Can myths inspire? Sure they can!
You Can Grab Some Inspiration from Myths and Legends!
Myths and legends are perhaps the oldest stories we humans tell each other. They go back to before human beings were literate. They may go back to before agriculture, which would make them some six to ten thousand years old. Yeah, legends are that old.
And then, once someone decided to commit them to writing, they became some of humanity’s oldest literature.
Myths
We might, at least here in the west, think of Greek and Roman mythologies before we consider others. Or maybe we do not know any others. But there are plenty!
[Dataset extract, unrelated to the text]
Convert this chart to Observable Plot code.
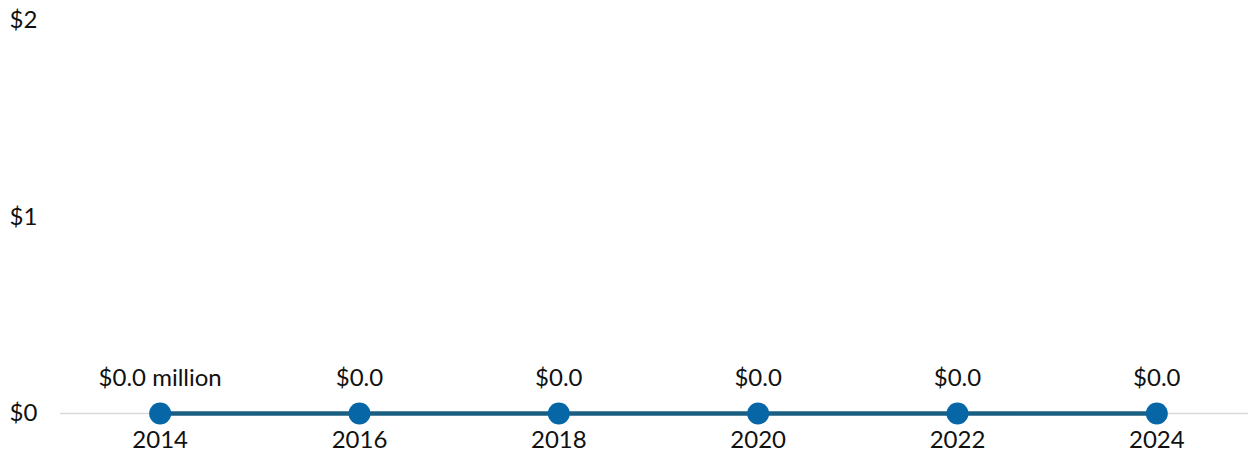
<!DOCTYPE html>
<html>
<head>
<meta charset="utf-8">
<script src="https://cdn.jsdelivr.net/npm/d3@7"></script>
<script src="https://cdn.jsdelivr.net/npm/@observablehq/plot@0.6"></script>
<style>
  html, body { margin: 0; padding: 0; background: #fff; }
  #chart { width: 1248px; height: 460px; }
  svg { font-family: Lato, "Open Sans", sans-serif; }
</style>
</head>
<body>
<div id="chart"></div>
<script>
const years = [2014, 2016, 2018, 2020, 2022, 2024];
const values = [0, 0, 0, 0, 0, 0];
const valueLabels = ["$0.0 million", "$0.0", "$0.0", "$0.0", "$0.0", "$0.0"];
const yTicks = [0, 1, 2];
const yTickLabels = ["$0", "$1", "$2"];

const data = years.map((y, i) => ({year: y, value: values[i], label: valueLabels[i]}));

const chart = Plot.plot({
  width: 1248,
  height: 460,
  marginLeft: 60,
  marginRight: 0,
  marginTop: 20,
  marginBottom: 47,
  style: {fontFamily: "Lato, 'Open Sans', sans-serif", fontSize: "24px", color: "#111"},
  x: {domain: [2013, 2024.92]},
  y: {domain: [0, 2]},
  marks: [
    Plot.ruleY([0], {stroke: "#d9d9d9", strokeWidth: 1.5}),
    Plot.axisY({ticks: yTicks, tickSize: 0, tickFormat: d => yTickLabels[yTicks.indexOf(d)], textAnchor: "start", dx: -42, fontSize: 24, fill: "#111", label: null}),
    Plot.axisX({ticks: years, tickSize: 0, tickPadding: 17, tickFormat: d => String(d), fontSize: 24, fill: "#111", label: null}),
    Plot.line(data, {x: "year", y: "value", stroke: "#1a5e80", strokeWidth: 4.5}),
    Plot.dot(data, {x: "year", y: "value", r: 11, fill: "#0767a6", stroke: "none"}),
    Plot.text(data, {x: "year", y: "value", text: "label", dy: -35, fontSize: 24, fill: "#111"})
  ]
});
document.getElementById("chart").appendChild(chart);
</script>
</body>
</html>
However, rather than getting into specific culture’s mythologies, I would instead suggest considering certain ancient tropes.
Flood Myths
Floods make for great storytelling. This is because they are a kind of ancient people’s disaster movie. The effects are legitimately frightening and off the scale.
Furthermore, most of us have experienced some species of flooding in our lives, even if it was just water rising in a creek and pooling around our ankles.
For a religious group, a flood is also a great way to separate out the righteous (using whatever criteria the group so desires) from the wicked. The best people can be quite literally be saved and the evil people can be swept away. Or maybe just the failures get washed away.
It is also far less messy than a fire or earthquake would be (although being swallowed up by the earth is another option when it comes to the fate of the wicked). There is nothing to clean up.
Oh, and of course, this can lead to shipwrecks.
Legendary Battles
The fall of Troy makes for a great story. Can it inspire? Of course. Between the death scenes, Helen’s love affair and then her fall from grace, and the Trojan Horse itself, the story is fascinating reading.
Another (probably) mythological battle is Joshua’s invasion of Jericho.
The story includes the image of a wanton woman (Rahab, who was most likely meant to be a prostitute) offering aid and comfort to the enemy’s spies, to the walls falling from trumpet blasts and not traditional attacks.
The Orphan/Misplaced Child
From Oedipus to Moses, there have been religious and mythological accounts of children ending up adopted and going on to doing big things. Sometimes good things. Sometimes, not so good.
But imagine turning that on its head. If a human woman can act as a surrogate and give birth to an alien or part-alien, then she may take one look at the baby, and think, this is my child.
The Chosen One
This is the kind of story that you see a lot of, where someone is the only person who can do ___ in order to save the world, or make everyone happy, or end the war, or whatever.
Just do what you can to not let that character devolve into a Mary Sue or a Gary Stu, and you should be fine.
Takeaways for Using the Ancient for Writing Inspiration
Without getting into faith or religion (which I will handle in a different post), it is perfectly legitimate to use myths for writing. They are, after all, within the public domain.
And why should we have all the fun? Maybe your aliens have some mythologies of their own.